С одной стороны, создается впечатление, что во время Великой депрессии крупные восточные поместья потеряли свое неоспоримое первенство как прогрессивные сельские хозяйства. После 1840-х годов зажиточные крестьяне частично освободились от финансового бремени, легшего на их плечи сразу после освобождения от крепостной зависимости, в большей степени приобщились к образованию и научным сельскохозяйственным технологиям, а также не были, как правило, обременены большими долгами — не в пример восточным помещикам, которые в 1850-х и 1860-х годах продолжали с особым усердием заниматься земельными спекуляциями. Крупнейшей группой передовых аграрных хозяйств к 1900 г. были небольшие фермы в Саксонии, выращивающие сахарные и корнеплодные культуры, но даже на востоке сторонники мелкомасштабного сельского хозяйства заявляли, что крестьяне-новоселы получают по 266,2 немецких марок с гектара от животноводческой и зерновой продукции против всего 213,9 немецких марок, которые давали крупнопоместные хозяйства. Новосельческие фермы, благодаря своим размерам, были удобнее в управлении, не требовали больших затрат на рабочую силу, гораздо лучше удобрялись навозом и, согласно утверждению Эрика Кемпа, производили на 25–90 процентов зерна с гектара больше, чем местные крупные хозяйства[144].

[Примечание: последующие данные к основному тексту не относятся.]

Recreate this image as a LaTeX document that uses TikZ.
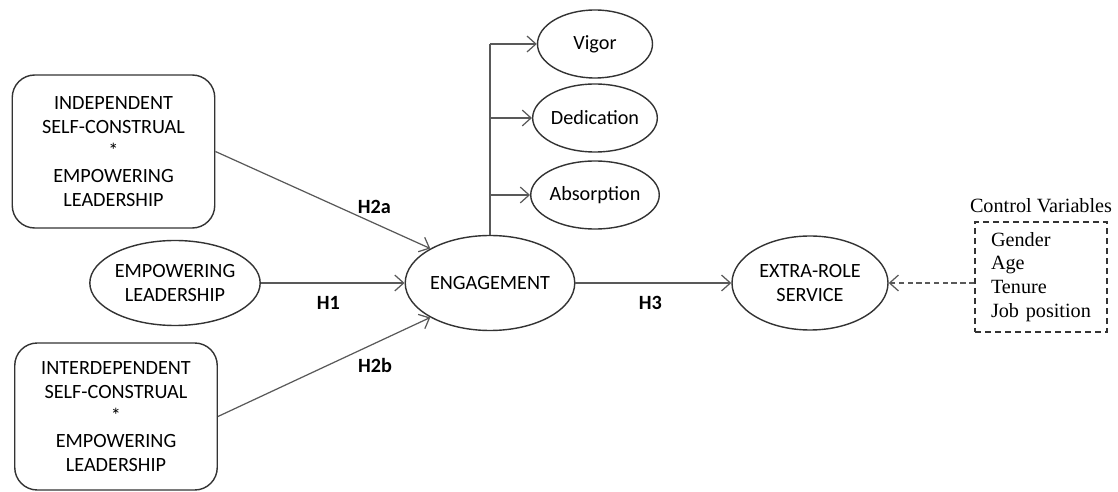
\documentclass[tikz,border=0pt]{standalone}
\usepackage{fontspec}
\setmainfont{Carlito}
\newfontfamily\timesfont{Liberation Serif}
\usepackage{tikz}
\usetikzlibrary{shapes.geometric, arrows.meta, positioning, calc}
\tikzstyle{construct} = [ellipse, draw=black!80, line width=0.8pt, minimum width=3.1cm, minimum height=1.9cm, inner sep=0pt, align=center, font=\fontsize{11.5}{13.5}\selectfont]
\tikzstyle{facet} = [ellipse, draw=black!80, line width=0.8pt, minimum width=2.3cm, minimum height=1.36cm, inner sep=0pt, font=\fontsize{11.5}{13.5}\selectfont]
\tikzstyle{moderator} = [rectangle, rounded corners=0.45cm, draw=black!80, line width=0.8pt, minimum width=4.05cm, minimum height=3cm, align=center, font=\fontsize{11.5}{13.8}\selectfont]
\tikzstyle{controlbox} = [rectangle, draw=black!80, line width=0.8pt, dash pattern=on 0.12cm off 0.08cm, text width=2.0cm, inner xsep=0.32cm, minimum height=2.2cm, align=left, font=\timesfont\fontsize{11.5}{13.6}\selectfont]
\tikzstyle{arrow} = [draw=black!65, line width=0.7pt, -{Straight Barb[length=5pt, width=9pt]}]
\tikzstyle{hyp} = [font=\bfseries\fontsize{11.5}{13.5}\selectfont]

\begin{document}
\begin{tikzpicture}[node distance=1.52cm]
\useasboundingbox (0,0) rectangle (22.36,9.84);

\node (eng) [construct] at (9.80,4.18) {ENGAGEMENT};
\node (emp) [construct, minimum height=1.7cm] at (3.50,4.18) {EMPOWERING\\LEADERSHIP};
\node (indep) [moderator, minimum height=3.06cm] at (2.27,6.81) {INDEPENDENT\\SELF-CONSTRUAL\\*\\EMPOWERING\\LEADERSHIP};
\node (interdep) [moderator, minimum height=2.94cm] at (2.32,1.51) {INTERDEPENDENT\\SELF-CONSTRUAL\\*\\EMPOWERING\\LEADERSHIP};
\node (vigor) [facet] at (11.90,8.96) {Vigor};
\node (dedic) [facet, below of=vigor, yshift=0.04cm] {Dedication};
\node (absorp) [facet, below of=dedic, yshift=-0.02cm] {Absorption};
\node (extra) [construct, minimum width=3.12cm, minimum height=1.88cm] at (16.20,4.18) {EXTRA-ROLE\\SERVICE};
\node (ctrl) [controlbox] at (20.82,4.30) {Gender\\Age\\Tenure\\Job position};
\node (ctrltitle) [above=0.05cm of ctrl, font=\timesfont\fontsize{11.5}{13.4}\selectfont] {Control Variables};

% hypotheses
\draw [arrow] (indep.east) -- (eng.150) node[hyp, pos=0.74, yshift=0.32cm] {H2a};
\draw [arrow] (emp.east) -- (eng.west) node[hyp, pos=0.47, yshift=-0.4cm] {H1};
\draw [arrow] (interdep.east) -- (eng.210) node[hyp, pos=0.74, yshift=-0.45cm] {H2b};
\draw [arrow] (eng.east) -- (extra.west) node[hyp, pos=0.48, yshift=-0.4cm] {H3};

% engagement dimensions
\draw [draw=black!65, line width=0.7pt] (eng.north) -- (eng.north |- vigor.west);
\draw [arrow] (eng.north |- vigor.west) -- (vigor.west);
\draw [arrow] (eng.north |- dedic.west) -- (dedic.west);
\draw [arrow] (eng.north |- absorp.west) -- (absorp.west);

% control variables
\draw [arrow, densely dashed] (ctrl.west |- extra.east) -- (extra.east);

\end{tikzpicture}
\end{document}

Тем не менее, неэффективность юнкерских хозяйств была излишне преувеличена критиками, как и возможность легкого перехода к формам крупномасштабного сельского хозяйства, включавшего в себя не только выращивание зерна. «Большинство фермеров из восточных территорий, — утверждает Д. А. Перкинс, — не могли откармливать на мясо крупный рогатый скот или создавать молочные фермы на базе постоянных пастбищ вследствие неплодородности почв». Между 1873 г. и 1910 г. сельское хозяйство Германии значительно продвинулось, заняв ведущее место в мире по применению науки в сельском хозяйстве и став в один ряд с британским по урожайности зерновых с акра земли. Важную роль в этом сыграли крупные поместья. В периоды 1899–1903 гг. и 1904–1908 гг. урожай пшеницы с гектара возрос на 29 процентов, а ржи (зерновая культура юнкерских хозяйств par excellence — на 36 процентов, отчасти потому что все шире применялся севооборот, при котором зерновые культуры чередовались с корневыми. По-прежнему хороший доход давал картофель, выращиваемый для перегонки на спирт, и сахарная свекла, которые хорошо произрастали в крупнопоместных хозяйствах. Как заключает Перкинс: «Юнкера, производящие сахарную свеклу и картофельно-алкогольную продукцию, далеко не отвечали образцам, известным по исторической литературе. Они практически совершили полную метаморфозу — из феодальных землевладельцев XVIII века, чье родовое имущество требовало от них службы прусскому государству, они превратились в главных акул «агробизнесса», в котором наипрогрессивнейшее сельское хозяйство объединялось с промышленными предприятиями, основанными на передовых технологиях и принципе получения максимального дохода»[145].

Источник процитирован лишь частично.